INSTRUCTION —
Start at the line holding "Output the Python", stop at the line holding "ax.spines[s].set_linewidth(1.5)", and repeat those lines exactly, both ends included; skip the pictures.

>> start

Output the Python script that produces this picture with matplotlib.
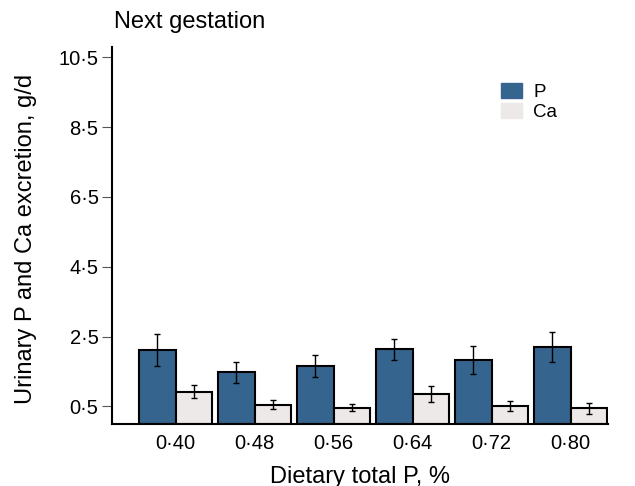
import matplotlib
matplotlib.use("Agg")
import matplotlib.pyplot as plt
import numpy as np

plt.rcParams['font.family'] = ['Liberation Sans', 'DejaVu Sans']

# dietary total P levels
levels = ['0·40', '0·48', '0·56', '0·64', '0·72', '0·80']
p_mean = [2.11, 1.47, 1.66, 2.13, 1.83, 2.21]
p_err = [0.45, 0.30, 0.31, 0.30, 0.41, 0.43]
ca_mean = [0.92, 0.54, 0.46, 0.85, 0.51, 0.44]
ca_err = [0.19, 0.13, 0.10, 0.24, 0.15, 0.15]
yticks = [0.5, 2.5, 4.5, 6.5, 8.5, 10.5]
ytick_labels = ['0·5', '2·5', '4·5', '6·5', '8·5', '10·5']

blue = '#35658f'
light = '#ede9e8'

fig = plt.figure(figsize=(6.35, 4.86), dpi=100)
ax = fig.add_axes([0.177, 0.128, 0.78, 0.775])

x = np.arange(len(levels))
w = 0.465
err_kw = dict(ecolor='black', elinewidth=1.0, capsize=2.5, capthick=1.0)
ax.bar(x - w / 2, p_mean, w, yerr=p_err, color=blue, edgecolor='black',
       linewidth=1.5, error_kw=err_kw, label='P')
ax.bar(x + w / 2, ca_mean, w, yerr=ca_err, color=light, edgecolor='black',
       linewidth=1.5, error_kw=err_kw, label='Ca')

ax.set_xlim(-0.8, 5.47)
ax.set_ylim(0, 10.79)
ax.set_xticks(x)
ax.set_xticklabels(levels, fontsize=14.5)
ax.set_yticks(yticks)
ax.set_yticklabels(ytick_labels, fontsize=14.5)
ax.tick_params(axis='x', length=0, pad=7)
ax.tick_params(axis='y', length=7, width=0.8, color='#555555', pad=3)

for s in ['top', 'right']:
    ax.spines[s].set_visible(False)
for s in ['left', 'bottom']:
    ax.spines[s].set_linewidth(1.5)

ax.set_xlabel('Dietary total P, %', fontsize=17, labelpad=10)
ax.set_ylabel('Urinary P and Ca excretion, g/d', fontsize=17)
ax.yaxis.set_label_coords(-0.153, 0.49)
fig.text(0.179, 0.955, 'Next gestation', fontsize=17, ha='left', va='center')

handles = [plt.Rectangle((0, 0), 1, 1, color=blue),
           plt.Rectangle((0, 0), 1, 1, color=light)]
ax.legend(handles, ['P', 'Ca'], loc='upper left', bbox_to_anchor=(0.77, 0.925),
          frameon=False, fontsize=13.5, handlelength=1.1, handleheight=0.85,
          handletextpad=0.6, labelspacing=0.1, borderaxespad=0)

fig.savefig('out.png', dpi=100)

>> end
>> start

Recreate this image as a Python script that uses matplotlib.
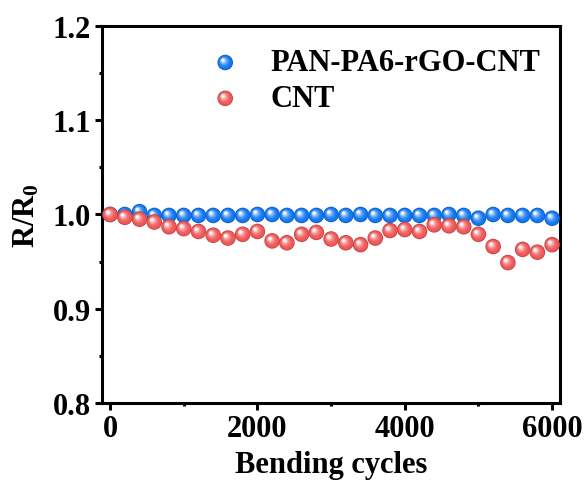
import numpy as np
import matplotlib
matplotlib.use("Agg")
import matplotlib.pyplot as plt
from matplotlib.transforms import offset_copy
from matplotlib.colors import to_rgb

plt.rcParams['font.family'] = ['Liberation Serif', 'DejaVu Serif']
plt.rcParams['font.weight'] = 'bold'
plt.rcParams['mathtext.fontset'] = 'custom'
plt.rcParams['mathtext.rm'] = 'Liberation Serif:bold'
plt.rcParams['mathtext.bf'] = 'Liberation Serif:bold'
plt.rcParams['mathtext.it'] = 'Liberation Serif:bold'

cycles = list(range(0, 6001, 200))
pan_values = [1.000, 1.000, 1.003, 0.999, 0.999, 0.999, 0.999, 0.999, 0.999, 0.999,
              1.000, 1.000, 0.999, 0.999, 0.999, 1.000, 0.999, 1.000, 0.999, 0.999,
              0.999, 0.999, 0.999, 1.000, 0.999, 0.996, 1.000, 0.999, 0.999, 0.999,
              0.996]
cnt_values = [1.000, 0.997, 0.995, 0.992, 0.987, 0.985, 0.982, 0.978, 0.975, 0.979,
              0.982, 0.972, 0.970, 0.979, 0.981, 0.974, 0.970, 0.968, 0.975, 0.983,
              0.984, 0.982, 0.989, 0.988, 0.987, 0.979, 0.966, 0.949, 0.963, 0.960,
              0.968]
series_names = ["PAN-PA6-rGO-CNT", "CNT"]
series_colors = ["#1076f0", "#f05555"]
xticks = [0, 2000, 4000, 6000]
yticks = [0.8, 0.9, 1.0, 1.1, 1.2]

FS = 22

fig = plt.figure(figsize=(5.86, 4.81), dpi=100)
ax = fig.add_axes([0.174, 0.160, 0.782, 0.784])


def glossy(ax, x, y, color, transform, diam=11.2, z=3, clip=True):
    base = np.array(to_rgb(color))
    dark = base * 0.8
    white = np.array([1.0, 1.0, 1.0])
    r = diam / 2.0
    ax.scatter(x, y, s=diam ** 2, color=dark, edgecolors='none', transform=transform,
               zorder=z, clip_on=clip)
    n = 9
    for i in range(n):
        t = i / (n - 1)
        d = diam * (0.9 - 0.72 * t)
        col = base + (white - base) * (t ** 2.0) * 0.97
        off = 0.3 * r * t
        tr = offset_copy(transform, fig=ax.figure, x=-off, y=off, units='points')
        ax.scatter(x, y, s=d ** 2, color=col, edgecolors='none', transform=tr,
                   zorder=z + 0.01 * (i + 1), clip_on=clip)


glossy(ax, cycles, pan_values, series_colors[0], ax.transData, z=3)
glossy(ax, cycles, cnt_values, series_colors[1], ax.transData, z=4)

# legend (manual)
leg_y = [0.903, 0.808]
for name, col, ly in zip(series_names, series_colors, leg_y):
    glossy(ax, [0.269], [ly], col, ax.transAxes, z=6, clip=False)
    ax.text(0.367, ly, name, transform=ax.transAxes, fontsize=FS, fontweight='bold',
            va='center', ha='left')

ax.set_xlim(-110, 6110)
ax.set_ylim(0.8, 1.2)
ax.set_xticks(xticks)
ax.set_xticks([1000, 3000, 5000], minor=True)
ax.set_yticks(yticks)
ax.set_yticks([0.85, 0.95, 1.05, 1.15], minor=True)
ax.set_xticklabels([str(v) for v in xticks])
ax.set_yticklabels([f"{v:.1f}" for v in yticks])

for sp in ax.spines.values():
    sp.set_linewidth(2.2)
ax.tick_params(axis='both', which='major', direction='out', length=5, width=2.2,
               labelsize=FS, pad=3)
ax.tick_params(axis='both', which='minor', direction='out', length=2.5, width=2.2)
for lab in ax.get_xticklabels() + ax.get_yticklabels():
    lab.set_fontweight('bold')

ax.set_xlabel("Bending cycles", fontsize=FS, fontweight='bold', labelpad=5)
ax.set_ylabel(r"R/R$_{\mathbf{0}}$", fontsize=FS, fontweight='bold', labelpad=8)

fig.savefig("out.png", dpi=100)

>> end

ANSWER FOR THE TASK —
Output the Python script that produces this picture with matplotlib.
import matplotlib
matplotlib.use("Agg")
import matplotlib.pyplot as plt
import numpy as np

plt.rcParams['font.family'] = ['Liberation Sans', 'DejaVu Sans']

# dietary total P levels
levels = ['0·40', '0·48', '0·56', '0·64', '0·72', '0·80']
p_mean = [2.11, 1.47, 1.66, 2.13, 1.83, 2.21]
p_err = [0.45, 0.30, 0.31, 0.30, 0.41, 0.43]
ca_mean = [0.92, 0.54, 0.46, 0.85, 0.51, 0.44]
ca_err = [0.19, 0.13, 0.10, 0.24, 0.15, 0.15]
yticks = [0.5, 2.5, 4.5, 6.5, 8.5, 10.5]
ytick_labels = ['0·5', '2·5', '4·5', '6·5', '8·5', '10·5']

blue = '#35658f'
light = '#ede9e8'

fig = plt.figure(figsize=(6.35, 4.86), dpi=100)
ax = fig.add_axes([0.177, 0.128, 0.78, 0.775])

x = np.arange(len(levels))
w = 0.465
err_kw = dict(ecolor='black', elinewidth=1.0, capsize=2.5, capthick=1.0)
ax.bar(x - w / 2, p_mean, w, yerr=p_err, color=blue, edgecolor='black',
       linewidth=1.5, error_kw=err_kw, label='P')
ax.bar(x + w / 2, ca_mean, w, yerr=ca_err, color=light, edgecolor='black',
       linewidth=1.5, error_kw=err_kw, label='Ca')

ax.set_xlim(-0.8, 5.47)
ax.set_ylim(0, 10.79)
ax.set_xticks(x)
ax.set_xticklabels(levels, fontsize=14.5)
ax.set_yticks(yticks)
ax.set_yticklabels(ytick_labels, fontsize=14.5)
ax.tick_params(axis='x', length=0, pad=7)
ax.tick_params(axis='y', length=7, width=0.8, color='#555555', pad=3)

for s in ['top', 'right']:
    ax.spines[s].set_visible(False)
for s in ['left', 'bottom']:
    ax.spines[s].set_linewidth(1.5)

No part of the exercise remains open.